We do, however, wish the rest of the world were drinking with us, for they would be in far better company than they're with, and there would be far more rejoicing, and much less sorrow, on account of the better wine. We are in a time like the characters of Cicero's dialogue De republica where the sun of the natural moral law is eclipsed. It is time for the eclipsing of moral values of the natural law to end. Then shall the Catholic sun shine unabated with Bellocian glee:
Wherever the Catholic sun doth shine,
There’s always laughter and good red wine.

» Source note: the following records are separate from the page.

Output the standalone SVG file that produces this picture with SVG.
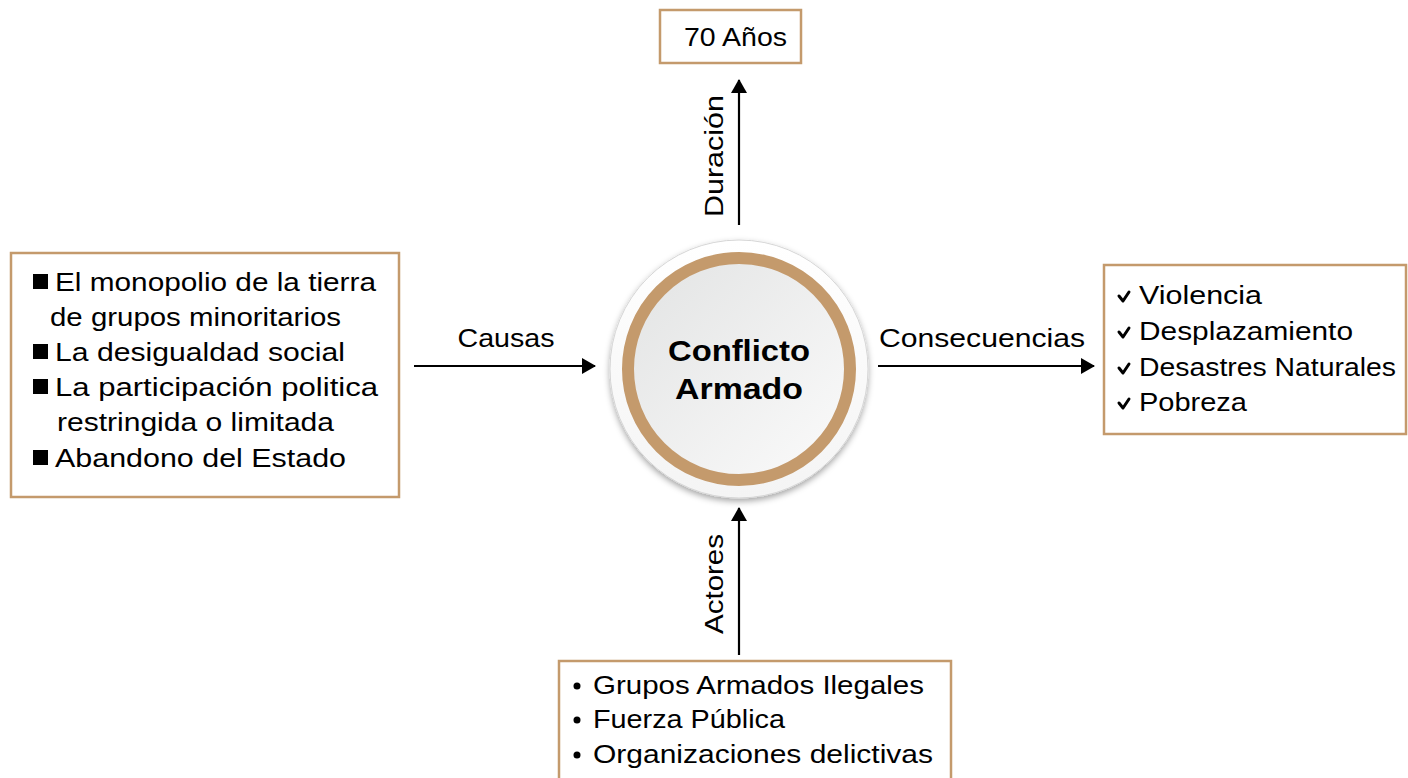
<svg xmlns="http://www.w3.org/2000/svg" width="1408" height="778" viewBox="0 0 1408 778">
<style>
.box{fill:#fff;stroke:#C49A6C;stroke-width:2.5}
.t{font-family:"Liberation Sans",Arial,sans-serif;font-size:26px;fill:#000}
.lbl{font-family:"Liberation Sans",Arial,sans-serif;font-size:26px;fill:#000}
.c{font-family:"Liberation Sans",Arial,sans-serif;font-size:30px;font-weight:bold;fill:#000;text-anchor:middle}
.ln{stroke:#000;stroke-width:2.2;fill:none}
.chk{stroke:#000;stroke-width:3;fill:none;stroke-linecap:round;stroke-linejoin:round}
</style>
<defs>
<marker id="ah" viewBox="0 0 14 16" refX="13" refY="8" markerWidth="14" markerHeight="16" markerUnits="userSpaceOnUse" orient="auto">
<path d="M0,0 L14,8 L0,16 Z" fill="#000"/>
</marker>
<linearGradient id="ig" x1="0" y1="0" x2="1" y2="1">
<stop offset="0" stop-color="#e2e3e3"/>
<stop offset="1" stop-color="#fbfbfb"/>
</linearGradient>
<linearGradient id="og" x1="0" y1="0" x2="0" y2="1">
<stop offset="0" stop-color="#ffffff"/>
<stop offset="1" stop-color="#f4f4f4"/>
</linearGradient>
<filter id="sh" x="-20%" y="-20%" width="140%" height="140%">
<feDropShadow dx="0" dy="3" stdDeviation="3" flood-color="#000" flood-opacity="0.35"/>
</filter>
</defs>

<g id="connectors">
<line class="ln" x1="739" y1="225" x2="739" y2="80" marker-end="url(#ah)"/>
<line class="ln" x1="414" y1="366" x2="595" y2="366" marker-end="url(#ah)"/>
<line class="ln" x1="878" y1="366" x2="1094" y2="366" marker-end="url(#ah)"/>
<line class="ln" x1="739" y1="655" x2="739" y2="508" marker-end="url(#ah)"/>
<text class="lbl" transform="translate(723,156) rotate(-90)" text-anchor="middle" textLength="122" lengthAdjust="spacingAndGlyphs">Duración</text>
<text class="lbl" x="506" y="347" text-anchor="middle" textLength="97" lengthAdjust="spacingAndGlyphs">Causas</text>
<text class="lbl" x="982" y="347" text-anchor="middle" textLength="206" lengthAdjust="spacingAndGlyphs">Consecuencias</text>
<text class="lbl" transform="translate(723,584) rotate(-90)" text-anchor="middle" textLength="100" lengthAdjust="spacingAndGlyphs">Actores</text>
</g>

<g id="center">
<circle cx="739" cy="369" r="129" fill="url(#og)" stroke="#d6d6d6" stroke-width="1" filter="url(#sh)"/>
<circle cx="739" cy="369" r="111" fill="url(#ig)" stroke="#C49A6C" stroke-width="12"/>
<text class="c" x="739" y="361" textLength="142" lengthAdjust="spacingAndGlyphs">Conflicto</text>
<text class="c" x="739" y="399" textLength="128" lengthAdjust="spacingAndGlyphs">Armado</text>
</g>

<g id="duracion">
<rect class="box" x="660" y="10" width="141" height="53"/>
<text class="t" x="684" y="46" textLength="103" lengthAdjust="spacingAndGlyphs">70 Años</text>
</g>

<g id="causas">
<rect class="box" x="11" y="253" width="388" height="244"/>
<rect x="33" y="274" width="15" height="15" fill="#000"/>
<text class="t" x="55" y="291" textLength="321" lengthAdjust="spacingAndGlyphs">El monopolio de la tierra</text>
<text class="t" x="50" y="326" textLength="291" lengthAdjust="spacingAndGlyphs">de grupos minoritarios</text>
<rect x="33" y="344" width="15" height="15" fill="#000"/>
<text class="t" x="55" y="361" textLength="290" lengthAdjust="spacingAndGlyphs">La desigualdad social</text>
<rect x="33" y="379" width="15" height="15" fill="#000"/>
<text class="t" x="55" y="396" textLength="323" lengthAdjust="spacingAndGlyphs">La participación politica</text>
<text class="t" x="57" y="431" textLength="277" lengthAdjust="spacingAndGlyphs">restringida o limitada</text>
<rect x="33" y="450" width="15" height="15" fill="#000"/>
<text class="t" x="55" y="467" textLength="291" lengthAdjust="spacingAndGlyphs">Abandono del Estado</text>
</g>

<g id="consecuencias">
<rect class="box" x="1104" y="265" width="302" height="169"/>
<path class="chk" d="M1119,296 L1123,301 L1129,292"/>
<text class="t" x="1139" y="304" textLength="123" lengthAdjust="spacingAndGlyphs">Violencia</text>
<path class="chk" d="M1119,332 L1123,337 L1129,328"/>
<text class="t" x="1139" y="340" textLength="214" lengthAdjust="spacingAndGlyphs">Desplazamiento</text>
<path class="chk" d="M1119,368 L1123,373 L1129,364"/>
<text class="t" x="1139" y="376" textLength="257" lengthAdjust="spacingAndGlyphs">Desastres Naturales</text>
<path class="chk" d="M1119,403 L1123,408 L1129,399"/>
<text class="t" x="1139" y="411" textLength="108" lengthAdjust="spacingAndGlyphs">Pobreza</text>
</g>

<g id="actores">
<rect class="box" x="559" y="661" width="392" height="130"/>
<circle cx="577" cy="686" r="3.5" fill="#000"/>
<text class="t" x="593" y="694" textLength="331" lengthAdjust="spacingAndGlyphs">Grupos Armados Ilegales</text>
<circle cx="577" cy="720" r="3.5" fill="#000"/>
<text class="t" x="593" y="728" textLength="192" lengthAdjust="spacingAndGlyphs">Fuerza Pública</text>
<circle cx="577" cy="755" r="3.5" fill="#000"/>
<text class="t" x="593" y="763" textLength="340" lengthAdjust="spacingAndGlyphs">Organizaciones delictivas</text>
</g>
</svg>
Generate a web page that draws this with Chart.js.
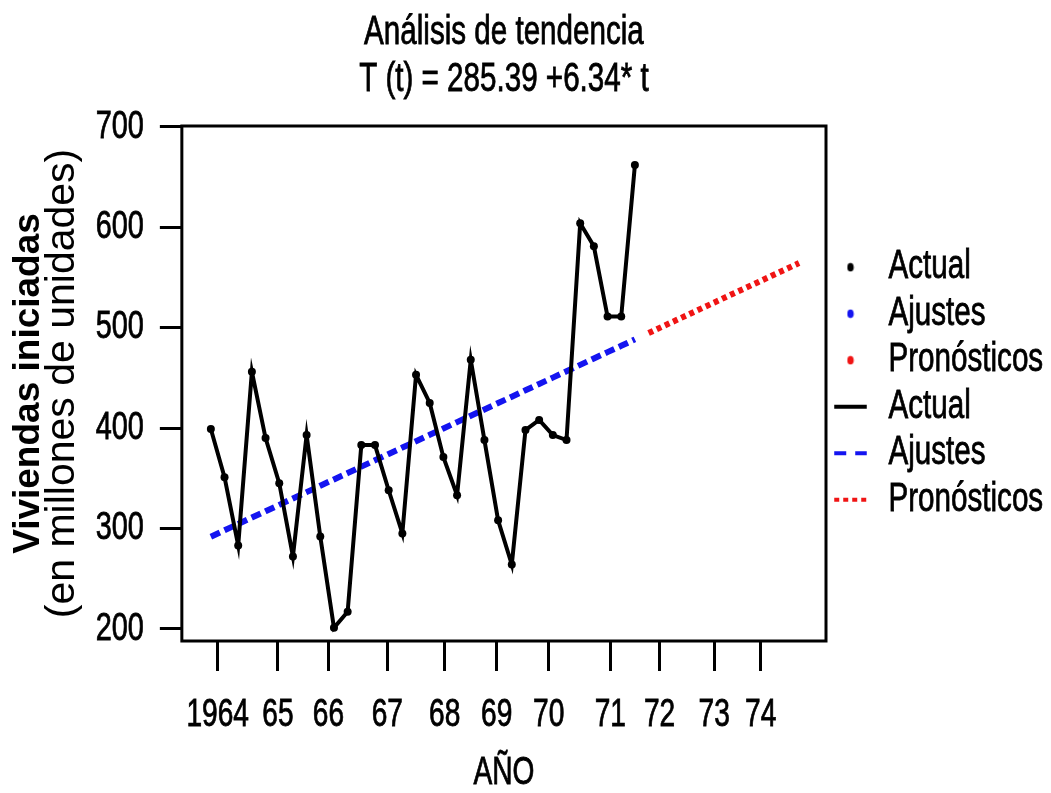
<!DOCTYPE html>
<html>
<head>
<meta charset="utf-8">
<script src="https://cdn.jsdelivr.net/npm/chart.js@4.4.1/dist/chart.umd.min.js"></script>
<style>
  html, body { margin: 0; padding: 0; background: #fff; }
  #wrap { width: 1051px; height: 793px; position: relative; }
</style>
</head>
<body>
<div id="wrap"><canvas id="chart"></canvas></div>
<script>
// quarterly housing starts 1964-1971, trend fit and forecast
const actualValues = [399, 351, 283, 456, 390, 345, 272, 393, 292, 201, 217, 383, 383, 338, 295, 453,
                      425, 371, 333, 468, 388, 308, 264, 398, 408, 393, 388, 604, 581, 511, 511, 662];
const fitValues = [291.7, 298.1, 304.4, 310.8, 317.1, 323.4, 329.8, 336.1, 342.5, 348.8, 355.1, 361.5,
                   367.8, 374.2, 380.5, 386.8, 393.2, 399.5, 405.9, 412.2, 418.5, 424.9, 431.2, 437.6,
                   443.9, 450.2, 456.6, 462.9, 469.3, 475.6, 481.9, 488.3];
const forecastValues = [494.6, 501.0, 507.3, 513.6, 520.0, 526.3, 532.7, 539.0, 545.3, 551.7, 558.0, 564.4];
const yearLabels = ['1964', '65', '66', '67', '68', '69', '70', '71', '72', '73', '74'];
const yearTickPositions = [1.5, 5.9, 9.6, 13.9, 18.1, 21.9, 25.7, 30.2, 33.8, 37.8, 41.2];
const yTickValues = [200, 300, 400, 500, 600, 700];
const legendLabels = ['Actual', 'Ajustes', 'Pronósticos', 'Actual', 'Ajustes', 'Pronósticos'];

// no narrow font installed: text set in this family gets squeezed horizontally
const NARROW = '"Liberation Sans Narrow", "Liberation Sans", Arial, sans-serif';
const WIDE = '"Liberation Sans", Arial, sans-serif';
const SQUEEZE = 0.74;

const BLACK = '#000000';
const BLUE = '#1414f0';
const RED = '#f01414';

const canvas = document.getElementById('chart');
const ctx = canvas.getContext('2d');

const baseFillText = ctx.fillText.bind(ctx);
const baseMeasureText = ctx.measureText.bind(ctx);
const isNarrow = () => ctx.font.indexOf('Narrow') !== -1;
ctx.fillText = function (text, x, y, maxWidth) {
  if (!isNarrow()) return baseFillText(text, x, y, maxWidth);
  ctx.save();
  ctx.translate(x, y);
  ctx.scale(SQUEEZE, 1);
  // a light outline keeps the squeezed strokes as heavy as the original print
  ctx.strokeStyle = ctx.fillStyle;
  ctx.lineWidth = 0.8;
  ctx.setLineDash([]);
  ctx.strokeText(text, 0, 0);
  baseFillText(text, 0, 0);
  ctx.restore();
};
ctx.measureText = function (text) {
  const m = baseMeasureText(text);
  if (!isNarrow()) return m;
  return {
    width: m.width * SQUEEZE,
    actualBoundingBoxAscent: m.actualBoundingBoxAscent,
    actualBoundingBoxDescent: m.actualBoundingBoxDescent,
    actualBoundingBoxLeft: m.actualBoundingBoxLeft * SQUEEZE,
    actualBoundingBoxRight: m.actualBoundingBoxRight * SQUEEZE
  };
};

// quarter number t for each value
const actualPts = actualValues.map((v, i) => ({ x: i + 1, y: v }));
const fitPts = fitValues.map((v, i) => ({ x: i + 1, y: v }));
const forecastPts = forecastValues.map((v, i) => ({ x: fitValues.length + 1 + i, y: v }));

function dot(color) {
  const c = document.createElement('canvas');
  c.width = 8; c.height = 10;
  const g = c.getContext('2d');
  g.fillStyle = color;
  g.beginPath();
  g.ellipse(4, 5, 3.2, 4.3, 0, 0, Math.PI * 2);
  g.fill();
  return c;
}

const legendStyles = [
  { pointStyle: dot(BLACK), strokeStyle: BLACK, lineWidth: 0, lineDash: [] },
  { pointStyle: dot(BLUE), strokeStyle: BLUE, lineWidth: 0, lineDash: [] },
  { pointStyle: dot(RED), strokeStyle: RED, lineWidth: 0, lineDash: [] },
  { pointStyle: 'line', strokeStyle: BLACK, lineWidth: 4, lineDash: [] },
  { pointStyle: 'line', strokeStyle: BLUE, lineWidth: 4, lineDash: [12, 9] },
  { pointStyle: 'line', strokeStyle: RED, lineWidth: 4, lineDash: [5, 4] }
];

// box around the plotting area
const framePlugin = {
  id: 'frame',
  afterDatasetsDraw(chart) {
    const { ctx, chartArea: a } = chart;
    ctx.save();
    ctx.strokeStyle = BLACK;
    ctx.lineWidth = 3;
    ctx.strokeRect(a.left, a.top, a.right - a.left, a.bottom - a.top);
    ctx.restore();
  }
};

new Chart(ctx, {
  type: 'line',
  data: {
    datasets: [
      {
        label: 'Actual',
        data: actualPts,
        borderColor: BLACK,
        backgroundColor: BLACK,
        borderWidth: 4,
        pointRadius: 4,
        pointBorderWidth: 0,
        tension: 0
      },
      {
        label: 'Ajustes',
        data: fitPts,
        borderColor: BLUE,
        backgroundColor: BLUE,
        borderWidth: 6,
        borderDash: [10, 5],
        pointRadius: 0,
        tension: 0
      },
      {
        label: 'Pronósticos',
        data: forecastPts,
        borderColor: RED,
        backgroundColor: RED,
        borderWidth: 6,
        borderDash: [5, 4],
        pointRadius: 0,
        tension: 0
      }
    ]
  },
  options: {
    responsive: true,
    maintainAspectRatio: false,
    animation: false,
    layout: { padding: { top: 0, right: 0, bottom: 0, left: 13.4 } },
    plugins: {
      tooltip: { enabled: false },
      title: {
        display: true,
        fullSize: false,
        text: ['Análisis de tendencia', 'T (t) = 285.39 +6.34* t'],
        color: BLACK,
        font: { family: NARROW, size: 40, weight: 'normal', lineHeight: 1.175 },
        padding: { top: 9.5, bottom: 22.5 }
      },
      legend: {
        position: 'right',
        fullSize: false,
        maxWidth: 225,
        labels: {
          usePointStyle: true,
          boxWidth: 36,
          boxHeight: 23,
          padding: 6.5,
          color: BLACK,
          font: { family: NARROW, size: 40 },
          generateLabels: () => legendLabels.map((text, i) => ({
            text,
            fillStyle: legendStyles[i].strokeStyle,
            strokeStyle: legendStyles[i].strokeStyle,
            lineWidth: legendStyles[i].lineWidth,
            lineDash: legendStyles[i].lineDash,
            pointStyle: legendStyles[i].pointStyle,
            fontColor: BLACK,
            hidden: false,
            datasetIndex: i % 3
          }))
        }
      }
    },
    scales: {
      x: {
        type: 'linear',
        min: -1.12,
        max: 45.97,
        afterBuildTicks: (scale) => { scale.ticks = yearTickPositions.map(v => ({ value: v })); },
        ticks: {
          color: BLACK,
          padding: 26,
          maxRotation: 0,
          autoSkip: false,
          font: { family: NARROW, size: 38, lineHeight: 1.0 },
          callback: (v, i) => yearLabels[i]
        },
        grid: { drawOnChartArea: false, drawTicks: true, tickLength: 30, tickWidth: 3, tickColor: BLACK },
        border: { display: false },
        title: {
          display: true,
          text: 'AÑO',
          color: BLACK,
          font: { family: NARROW, size: 38, lineHeight: 1.0 },
          padding: { top: -6, bottom: 0 }
        }
      },
      y: {
        type: 'linear',
        min: 187.8,
        max: 700.9,
        afterBuildTicks: (scale) => { scale.ticks = yTickValues.map(v => ({ value: v })); },
        ticks: {
          color: BLACK,
          padding: 16,
          font: { family: NARROW, size: 39 }
        },
        grid: { drawOnChartArea: false, drawTicks: true, tickLength: 22, tickWidth: 3, tickColor: BLACK },
        border: { display: false },
        title: {
          display: true,
          text: '(en millones de unidades)',
          color: BLACK,
          font: { family: WIDE, size: 41, lineHeight: 0.85 },
          padding: { top: 0, bottom: 0 }
        }
      },
      yTitle: {
        type: 'linear',
        position: 'left',
        weight: 1,
        ticks: { display: false },
        grid: { display: false, drawTicks: false },
        border: { display: false },
        title: {
          display: true,
          text: 'Viviendas iniciadas',
          color: BLACK,
          font: { family: WIDE, size: 37, weight: 'bold', lineHeight: 0.85 },
          padding: { top: 0, bottom: 0 }
        }
      }
    }
  },
  plugins: [framePlugin]
});
</script>
</body>
</html>
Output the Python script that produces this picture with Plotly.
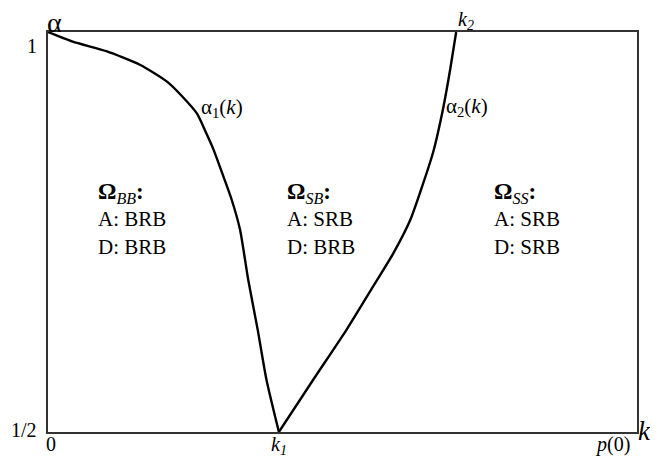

At least I’ve always found it so.
Benedicamus Domino!
_____________________________________
*All cites and quotations of Cicero's De republica are taken from Cicero, On the Commonwealth and On the Laws (James E. G. Zetzel, ed.) (Cambridge: Cambridge University Press, 1999). I have also drawn on Laura E. Corso de Estrada, "Marcus Tullius Cicero and the Role of Nature in the Knowledge of Moral Good," in Natural Law: Historical, Systematic, and Juridical Approaches (Newcastle: Cambridge Scholars Publishing, 2008), 9-22 (herein "Estrada")
**Sextus Aelius Paetus Catus (fl. 198-194 B.C.) or Sextus Aelius was a Roman Republican consul, elected to that post in 198 B.C. He was highly regarded as a result of a commentary on the Twelve Tables, the traditional laws of Rome. Sextus Aelius's elder brother, Publius Aelius Paetus, was also a consul and famous jurist.